By RYAN HEATH, OLIVIA REINGOLD and IRENE NOGUCHI
It seems like there’s bipartisan compromise for once in Washington, D.C., and it’s over one commitment: It’s time to reel in Big Tech. But Marietje Schaake has been sounding that alarm for years. Once one of the youngest members of the European Parliament, Schaake now helps lead the academic discussion around how to regulate some of the biggest companies in the world, like Facebook and Apple, as a policy fellow at Stanford University. She tells POLITICO’s Ryan Heath how she aims to reform Silicon Valley from within, and what it’s like when some of her students take jobs at tech giants.
On her advice for Lina Khan, chair of the Federal Trade Commission
“Enforcement is going to be a big challenge. The U.S. is now politically so divided that it's going to be really hard to realize any bold moves on virtually any topic. So, I can only wish her luck and hope that she will think about sanctions that will actually impact the bottom line for these companies. And that will not just be absorbed as the cost of doing business because billion euro or billion dollar fines were very rare for a long time. Now we've seen a couple of them handed down to Big Tech companies. But even if these are staggering numbers, it is not really hurting these businesses.” — Marietje Schaake, international policy director at Stanford University's Cyber Policy Center.
On what revelations from whistleblowers like Frances Haugen, formerly of Facebook, reveal but also conceal
“I think that these big scandals are crucial for understanding but they also tend to overshadow that there's really a systemic problem that we have to address — and that is that digitization pretty much always means privatization and that anything from national security to rights protections to the building and protecting of critical infrastructure to our information society are all governed by commercial companies because everything has become digitized.”

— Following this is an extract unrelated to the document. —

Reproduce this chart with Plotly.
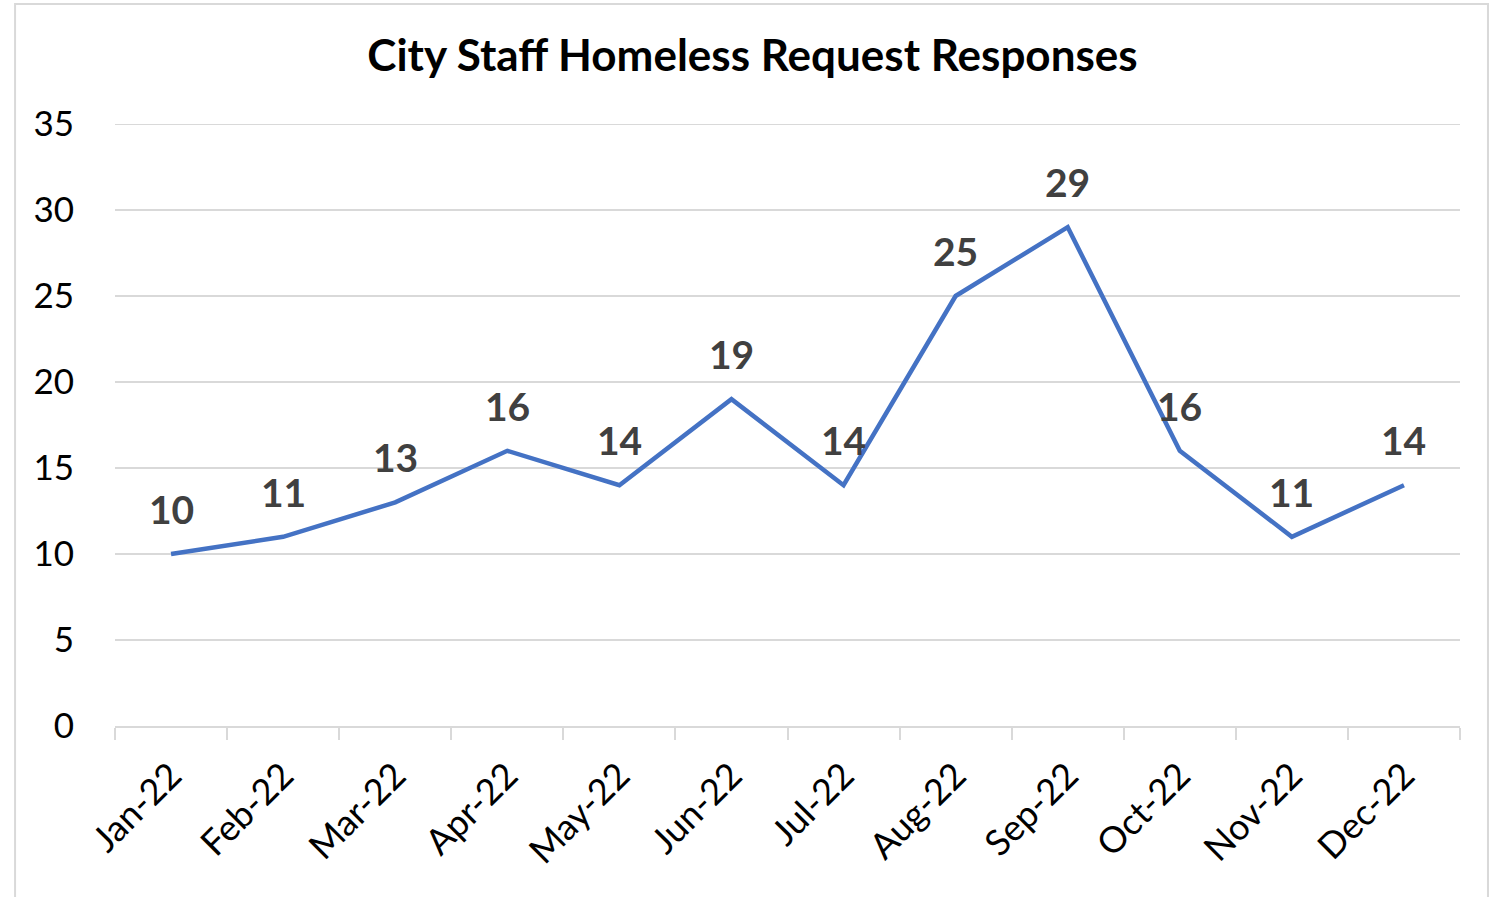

On Silicon Valley’s claim that regulation stifles innovation
“That's probably the most successful lobbying slogan that has ever been rolled out by Silicon Valley companies. And I've seen especially Europeans who felt like their tech sector was not evolving as quickly as those in the United States and increasingly Asia, really worrying that any intervention might lead to decreased innovative capacity and success for Europe. It has led to such a loss of time ... we are really playing catch up. We are essentially regulating yesterday's problems today while tomorrow's challenges and lack of accountability are already at our doorstep.”